Comparative analysis of conventional EB and the proposed Q-MSEM scheme: (a) Storage cost comparison and (b) Scalability comparison

Figure 10b illustrate scalability comparison of the proposed Q-MSEM scheme based on the transactions time and blocks mined during execution of ESC. In the proposed scheme, only the hash-key of energy data is sent to the EB for storage as complete multimedia data stores on IPFS off-chain database. Here, hash-key size is 256bit (SHA-256) /160 bits (SHA-1). Hence, Q-MSEM scheme facilitates to accommodate more transactions on the EB and service more consumers at the smart grid. With the increase of the end-consumers, more blocks need to be mined with the increase request, which resulted to upsurge the transaction time. In the proposed Q-MSEM scheme, 256 bits haskey is generated for energy data that is comparatively less than the actual size of a transaction. So, Q-MSEM scheme facilitates adding more transactions on the EB to service more end-consumers.

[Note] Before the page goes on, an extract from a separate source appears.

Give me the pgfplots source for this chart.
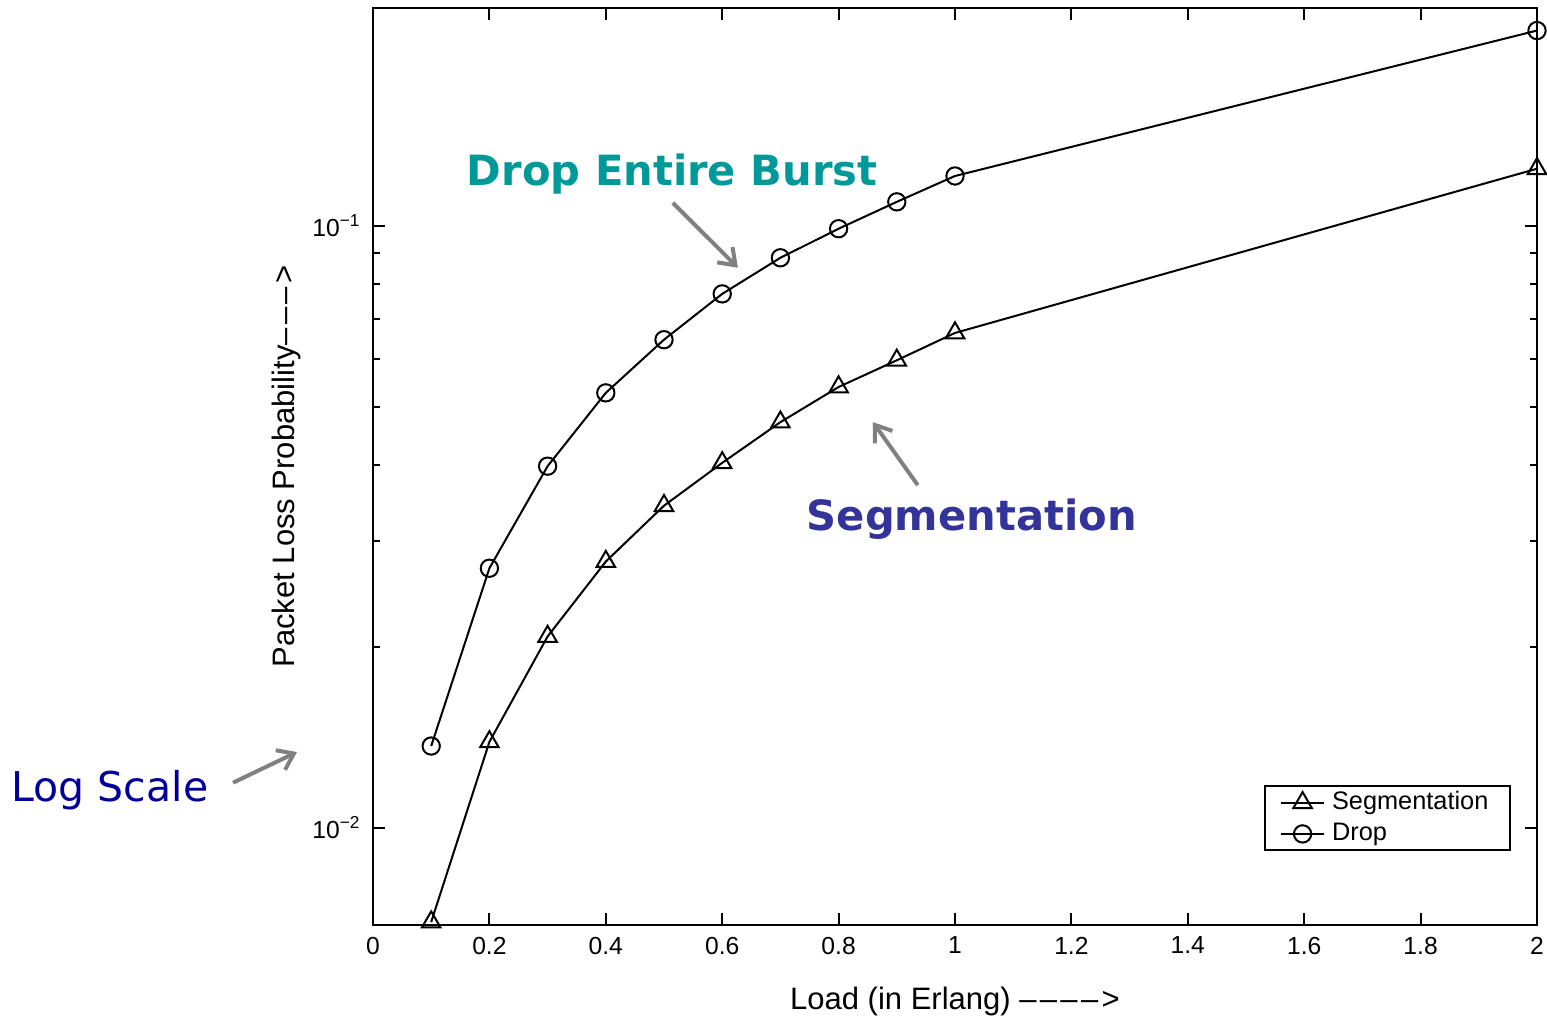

The proposed Q-MSEM scheme benefited multicarrier REM systems with data security though it only works in an energy consumption environment with finite & discrete action spaces and state. To extend the proposed Q-MSEM scheme to richer environments, function approximators are needed to be applied instead of storing the full state-action table, which is often infeasible. Therefore, an extension of this research work will be employing deep RL to handle uncertain load patterns.

7 Conclusion

In this paper, we proposed Q-MSEM scheme, a multiagent-based secure REM approach for multimedia grid communication using Q-learning with the aim to reduce energy consumption with a notch of discomfort in DRP. Motivated by the fact that electricity prices are impacted by natural gas prices, so, DRP requires energy consumption reduction for gas and electricity both in multicarrier REM systems, which improve smart grid reliability and reduce the burden of energy generation and supply on the grid with QoS. So, we have adapted an RL-based approach using Q-learning, to incorporate dynamic energy consumption to reduce load. The empirical results validated the effectiveness of the proposed approach compared to state-of-the-art approaches.

In the future, real-time energy prices, working time of HAs, and fault detection with the effect of Current Transformer (CT) saturation will be an extension of this research work using deep RL to handle uncertain load patterns.